Publisher: University of California Press

Place: Berkeley


177-252 pages with 7 plates, map, figure and bibliography. Royal octavo (10 3/4" x 7 1/4") issued in wrappers. University of California Publications in American Archaeology and Ethnology, Volume 29, number 3. From the library of Dr Harry T Getty. 1st edition.

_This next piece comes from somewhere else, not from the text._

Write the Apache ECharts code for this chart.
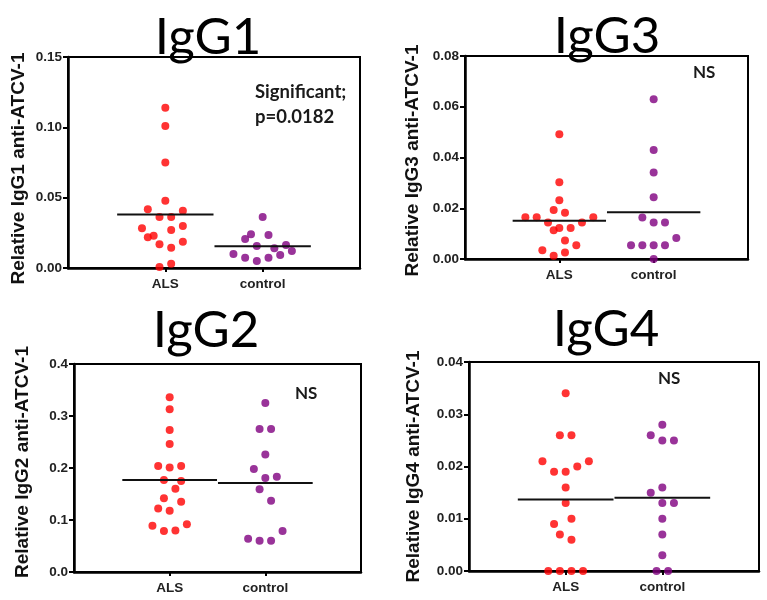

Yavapai (sometimes translated as mouthy, or talkative people, but generally translated as the sun people because they worshipped the sun, though many agree that it is a corruption of the Yuman word "Nyavkopai" - east people) is an over-arching term for four distinct tribes of Native Americans from central Arizona in the United States. The Western Yavapai call themselves Tolkepaya, the Northeastern Yavapai call themselves Yavapé, the Southeastern Yavapai call themselves Kwevkepaya, and the fourth group call themselves Wipukepa. The Yavapai have much in common, linguistically and culturally, with their neighbors the Havasupai, the Hualapai, and the Athabascan Apache. Often, Yavapai were mistaken as Apache by White settlers, variously being referred to as "Apache-Mohave" or "Tonto-Apache". Before the 1860s, when White settlers began exploring for gold in the area, the Yavapai occupied an area of approximately 20,000 miles bordering the San Francisco Peaks on the north, the Pinal Mountains on the east, and Martinez Lake and the Colorado River at the point where Lake Havasu is now on the west.


Dr Harry T Getty's stamp on front wrapper, edge wear, corners bumped, spine sunned else a very good copy.